═════ SUPPLIED MATERIAL ═════
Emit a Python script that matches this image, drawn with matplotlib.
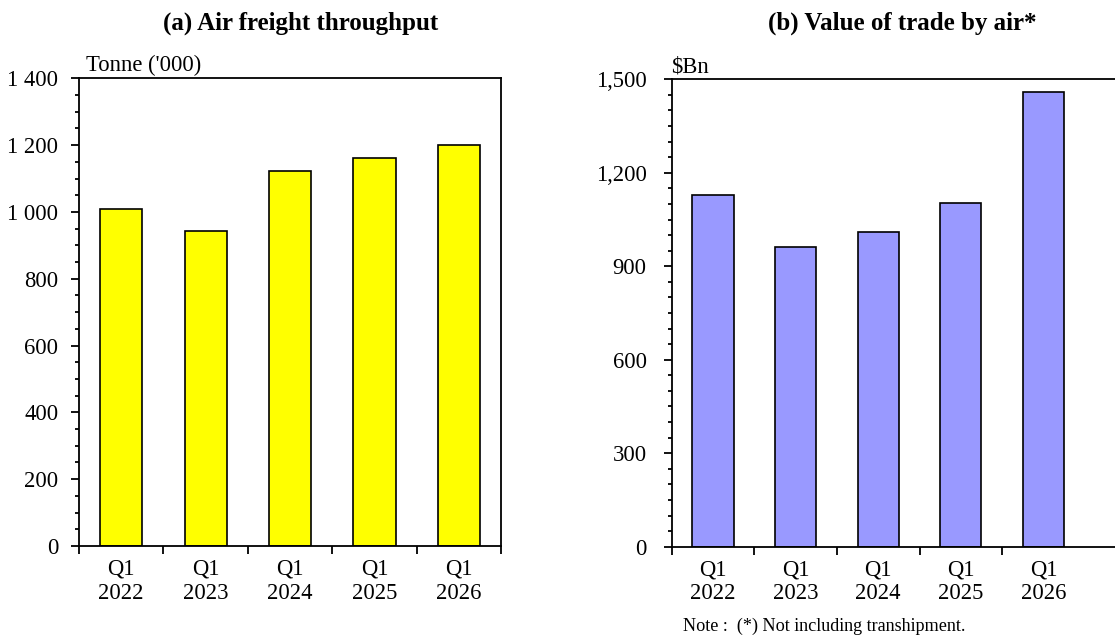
import matplotlib.pyplot as plt
from matplotlib.ticker import FuncFormatter, MultipleLocator, FixedLocator

plt.rcParams['font.family'] = ['Liberation Serif', 'DejaVu Serif']

quarters = ["Q1\n2022", "Q1\n2023", "Q1\n2024", "Q1\n2025", "Q1\n2026"]
freight = [1008, 944, 1124, 1161, 1199]      # tonne ('000)
trade_value = [1128, 963, 1011, 1104, 1459]  # $Bn

fig = plt.figure(figsize=(11.15, 6.37), dpi=100)
W, H = 1115, 637

def make_axes(x0, x1, ytop, ybot):
    return fig.add_axes([x0 / W, 1 - ybot / H, (x1 - x0) / W, (ybot - ytop) / H])

ax1 = make_axes(79, 501, 78.3, 546)
ax2 = make_axes(671.7, 1125, 79.3, 546.7)

x = list(range(len(quarters)))

ax1.bar(x, freight, width=0.5, color="#ffff00", edgecolor="black", linewidth=1.2)
ax2.bar(x, trade_value, width=0.5, color="#9999ff", edgecolor="black", linewidth=1.2)

ax1.set_xlim(-0.5, 4.5)
ax1.set_ylim(0, 1400)
ax1.yaxis.set_major_locator(MultipleLocator(200))
ax1.yaxis.set_minor_locator(MultipleLocator(50))
ax1.yaxis.set_major_formatter(FuncFormatter(lambda v, p: f"{int(v):,}".replace(",", " ")))
ax1.xaxis.set_major_locator(FixedLocator([-0.5, 0.5, 1.5, 2.5, 3.5, 4.5]))

ax2.set_xlim(-0.5, -0.5 + (1125 - 671.7) / 82.6)
ax2.set_ylim(0, 1500)
ax2.yaxis.set_major_locator(MultipleLocator(300))
ax2.yaxis.set_minor_locator(MultipleLocator(50))
ax2.yaxis.set_major_formatter(FuncFormatter(lambda v, p: f"{int(v):,}"))
ax2.xaxis.set_major_locator(FixedLocator([-0.5, 0.5, 1.5, 2.5, 3.5]))

for ax, ypad in ((ax1, 9), (ax2, 12)):
    for s in ax.spines.values():
        s.set_linewidth(1.3)
    ax.set_xticks(x, quarters, minor=True)
    ax.tick_params(axis="x", which="major", direction="out", length=6, width=1.3, labelbottom=False)
    ax.tick_params(axis="x", which="minor", length=0, pad=9, labelsize=16.3)
    ax.tick_params(axis="y", which="major", direction="out", length=6, width=1.3, pad=ypad, labelsize=16.3)
    ax.tick_params(axis="y", which="minor", direction="out", length=3, width=1.3)
    ax.tick_params(right=False, top=False)

fig.text(301 / W, 1 - 30 / H, "(a) Air freight throughput", fontsize=18, fontweight="bold", ha="center")
fig.text(902 / W, 1 - 30 / H, "(b) Value of trade by air*", fontsize=18, fontweight="bold", ha="center")
fig.text(86 / W, 1 - 71 / H, "Tonne ('000)", fontsize=16.3)
fig.text(671 / W, 1 - 72 / H, r"\$Bn", fontsize=16.3)
fig.text(683 / W, 1 - 631 / H, "Note :  (*) Not including transhipment.", fontsize=13.1)

fig.savefig("out.png", dpi=100)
═════
**YOUR TASK**
Write the full listing out again with every line unchanged, but include no pictures.

**FULL OUTPUT**
Emit a Python script that matches this image, drawn with matplotlib.
import matplotlib.pyplot as plt
from matplotlib.ticker import FuncFormatter, MultipleLocator, FixedLocator

plt.rcParams['font.family'] = ['Liberation Serif', 'DejaVu Serif']

quarters = ["Q1\n2022", "Q1\n2023", "Q1\n2024", "Q1\n2025", "Q1\n2026"]
freight = [1008, 944, 1124, 1161, 1199]      # tonne ('000)
trade_value = [1128, 963, 1011, 1104, 1459]  # $Bn

fig = plt.figure(figsize=(11.15, 6.37), dpi=100)
W, H = 1115, 637

def make_axes(x0, x1, ytop, ybot):
    return fig.add_axes([x0 / W, 1 - ybot / H, (x1 - x0) / W, (ybot - ytop) / H])

ax1 = make_axes(79, 501, 78.3, 546)
ax2 = make_axes(671.7, 1125, 79.3, 546.7)

x = list(range(len(quarters)))

ax1.bar(x, freight, width=0.5, color="#ffff00", edgecolor="black", linewidth=1.2)
ax2.bar(x, trade_value, width=0.5, color="#9999ff", edgecolor="black", linewidth=1.2)

ax1.set_xlim(-0.5, 4.5)
ax1.set_ylim(0, 1400)
ax1.yaxis.set_major_locator(MultipleLocator(200))
ax1.yaxis.set_minor_locator(MultipleLocator(50))
ax1.yaxis.set_major_formatter(FuncFormatter(lambda v, p: f"{int(v):,}".replace(",", " ")))
ax1.xaxis.set_major_locator(FixedLocator([-0.5, 0.5, 1.5, 2.5, 3.5, 4.5]))

ax2.set_xlim(-0.5, -0.5 + (1125 - 671.7) / 82.6)
ax2.set_ylim(0, 1500)
ax2.yaxis.set_major_locator(MultipleLocator(300))
ax2.yaxis.set_minor_locator(MultipleLocator(50))
ax2.yaxis.set_major_formatter(FuncFormatter(lambda v, p: f"{int(v):,}"))
ax2.xaxis.set_major_locator(FixedLocator([-0.5, 0.5, 1.5, 2.5, 3.5]))

for ax, ypad in ((ax1, 9), (ax2, 12)):
    for s in ax.spines.values():
        s.set_linewidth(1.3)
    ax.set_xticks(x, quarters, minor=True)
    ax.tick_params(axis="x", which="major", direction="out", length=6, width=1.3, labelbottom=False)
    ax.tick_params(axis="x", which="minor", length=0, pad=9, labelsize=16.3)
    ax.tick_params(axis="y", which="major", direction="out", length=6, width=1.3, pad=ypad, labelsize=16.3)
    ax.tick_params(axis="y", which="minor", direction="out", length=3, width=1.3)
    ax.tick_params(right=False, top=False)

fig.text(301 / W, 1 - 30 / H, "(a) Air freight throughput", fontsize=18, fontweight="bold", ha="center")
fig.text(902 / W, 1 - 30 / H, "(b) Value of trade by air*", fontsize=18, fontweight="bold", ha="center")
fig.text(86 / W, 1 - 71 / H, "Tonne ('000)", fontsize=16.3)
fig.text(671 / W, 1 - 72 / H, r"\$Bn", fontsize=16.3)
fig.text(683 / W, 1 - 631 / H, "Note :  (*) Not including transhipment.", fontsize=13.1)

fig.savefig("out.png", dpi=100)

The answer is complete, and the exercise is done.